No, it's shocking, at least to this non-lawyer. Of everything I've learned here this is the most anti-Constitutional.

Posted by: | Nov 15, 2007 1:35:04 PM

The acquitted conduct argument gets hashed out in the comments every few months or so. It's not just about Watts.

http://sentencing.typepad.com/sentencing_law_and_policy/2007/07/eleventh-circui.html

Posted by: | Nov 15, 2007 3:07:38 PM

Again I would like to point out that Apprendi and Booker are by their own terms, concerned with penalties for crimes. Of course, penalties cannot be increased for acquitted conduct. But acquitted conduct is relevant when determining whether and to what extent a criminal offender has a risk of committing another crime.

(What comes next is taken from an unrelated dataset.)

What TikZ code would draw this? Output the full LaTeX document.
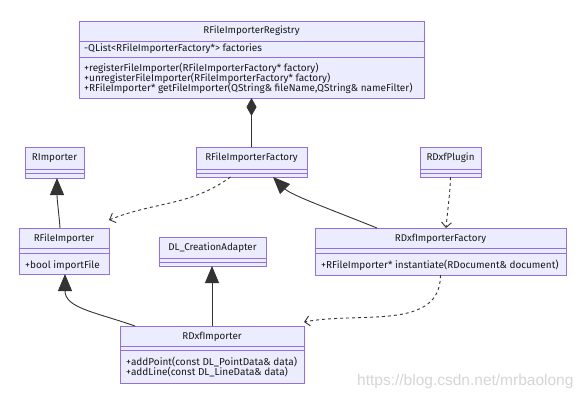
\documentclass[tikz,border=0pt]{standalone}
\usepackage{fontspec}
\setmainfont{Fira Sans}
\newfontfamily\wmfont{Liberation Sans}
\usetikzlibrary{arrows.meta,calc}
\definecolor{boxfill}{HTML}{ECECFF}
\definecolor{boxline}{HTML}{9370DB}
\definecolor{edgecol}{HTML}{333333}
\definecolor{wmcol}{HTML}{D6D6D6}
\newcommand\umlbox[5]{\node[classbox, minimum width={#4-#2}, minimum height={#5-#3}] (#1) at ({(#2+#4)/2},{(#3+#5)/2}) {};}
\newcommand\umldiv[2]{\draw[divider] (#1.west |- 0,#2) -- (#1.east |- 0,#2);}
\begin{document}
\begin{tikzpicture}[x=1pt,y=-1pt,
  classbox/.style={draw=boxline, fill=boxfill, line width=1pt, inner sep=0pt, outer sep=0pt},
  divider/.style={draw=boxline, line width=1pt},
  ctitle/.style={font=\fontsize{9.8}{11}\selectfont, text=black!90, inner sep=0pt, anchor=mid},
  member/.style={font=\fontsize{10}{11}\selectfont, text=black!90, inner sep=0pt, anchor=mid west},
  inherit/.style={draw=edgecol, line width=0.9pt, -{Triangle[length=17pt,width=14pt]}},
  compose/.style={draw=edgecol, line width=0.9pt, {Diamond[length=18pt,width=10pt]}-},
  dep/.style={draw=edgecol, line width=0.9pt, dash pattern=on 3pt off 3pt, -{Straight Barb[length=5pt,width=10pt]}}
]
\fill[white] (0,0) rectangle (585,402);
\useasboundingbox (0,0) rectangle (585,402);

% class boxes
\umlbox{reg}{79}{21}{424}{98}
\umldiv{reg}{41}\umldiv{reg}{57}
\node[ctitle] (regt) at (reg.center |- 0,31) {RFileImporterRegistry};
\node[member] (rega) at (84,49) {-QList<RFileImporterFactory*> factories};
\node[member] (regm1) at (84,69) {+registerFileImporter(RFileImporterFactory* factory)};
\node[member] (regm2) at (84,79) {+unregisterFileImporter(RFileImporterFactory* factory)};
\node[member] (regm3) at (84,89) {+RFileImporter* getFileImporter(QString\& fileName,QString\& nameFilter)};

\umlbox{rimp}{25}{147}{84}{178}
\umldiv{rimp}{169}\umldiv{rimp}{173}
\node[ctitle] (rimpt) at (rimp.center |- 0,158) {RImporter};

\umlbox{rfif}{196}{147}{307}{177}
\umldiv{rfif}{169}\umldiv{rfif}{173}
\node[ctitle] (rfift) at (rfif.center |- 0,158) {RFileImporterFactory};

\umlbox{rdxp}{420}{147}{481}{177}
\umldiv{rdxp}{169}\umldiv{rdxp}{173}
\node[ctitle] (rdxpt) at (rdxp.center |- 0,158) {RDxfPlugin};

\umlbox{rfi}{19}{228}{109}{274}
\umldiv{rfi}{248}\umldiv{rfi}{253}
\node[ctitle] (rfit) at (rfi.center |- 0,239) {RFileImporter};
\node[member] (rfim) at (25,266) {+bool importFile};

\umlbox{dl}{159}{237}{266}{266}
\umldiv{dl}{258}\umldiv{dl}{262}
\node[ctitle] (dlt) at (dl.center |- 0,248) {DL\_CreationAdapter};

\umlbox{rdif}{315}{228}{566}{275}
\umldiv{rdif}{248}\umldiv{rdif}{253}
\node[ctitle] (rdift) at (rdif.center |- 0,239) {RDxfImporterFactory};
\node[member] (rdifm) at (321,266) {+RFileImporter* instantiate(RDocument\& document)};

\umlbox{rdi}{120}{326}{304}{383}
\umldiv{rdi}{346}\umldiv{rdi}{350}
\node[ctitle] (rdit) at (rdi.center |- 0,337) {RDxfImporter};
\node[member] (rdim1) at (126,363) {+addPoint(const DL\_PointData\& data)};
\node[member] (rdim2) at (126,373) {+addLine(const DL\_LineData\& data)};

% connectors
\draw[compose] (reg.south) -- (rfif.north);
\draw[inherit] ([xshift=-4pt]rfi.north) .. controls +(-1,-14) and +(0,22) .. ([xshift=2.5pt]rimp.south);
\draw[inherit] ([xshift=15pt]rdi.north west) .. controls +(-40,-14) and +(0,34) .. ([xshift=1pt]rfi.south);
\draw[inherit] (rdi.north) -- (rdi.north |- dl.south);
\draw[inherit] ([xshift=62pt]rdif.north west) .. controls +(-50,-20) and +(18,18) .. ([xshift=-34pt]rfif.south east);
\draw[dep] ([xshift=-21pt]rfif.south) to[out=216,in=22] ([yshift=8pt]rfi.north east);
\draw[dep] (rdxp.south) to[out=-92,in=85] ([xshift=5.5pt]rdif.north);
\draw[dep] (rdif.south) to[out=-90,in=11] ([yshift=4pt]rdi.north east);

% watermark
\node[font=\wmfont\fontsize{15.5}{17}\selectfont, text=wmcol, anchor=mid west, inner sep=0pt] (wm) at (357,383) {https://blog.csdn.net/mrbaolong};
\end{tikzpicture}
\end{document}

There are three legal theories of a forbidden scenario. Theories are explanations. First the subject’s conduct was a crime, for which he or she may be penalized. Second, the subject’s crime was an offense for which he or she may be punished. Finally the subject in question is a criminal offender, which must be responded to if that person has a risk of committing another crime. These are three separate and distinct provocations, each of which stands alone.

People are not penalized or punished because they are at risk of committing another crime.

Posted by: Tom McGee | Nov 15, 2007 7:04:26 PM

The facts of Mercado present a more extreme and arguably stronger case for cert than those present in Grier. The cert petition in Mercado remains pending and was briefed by Sidley Austin -- does anyone have a copy of the petition?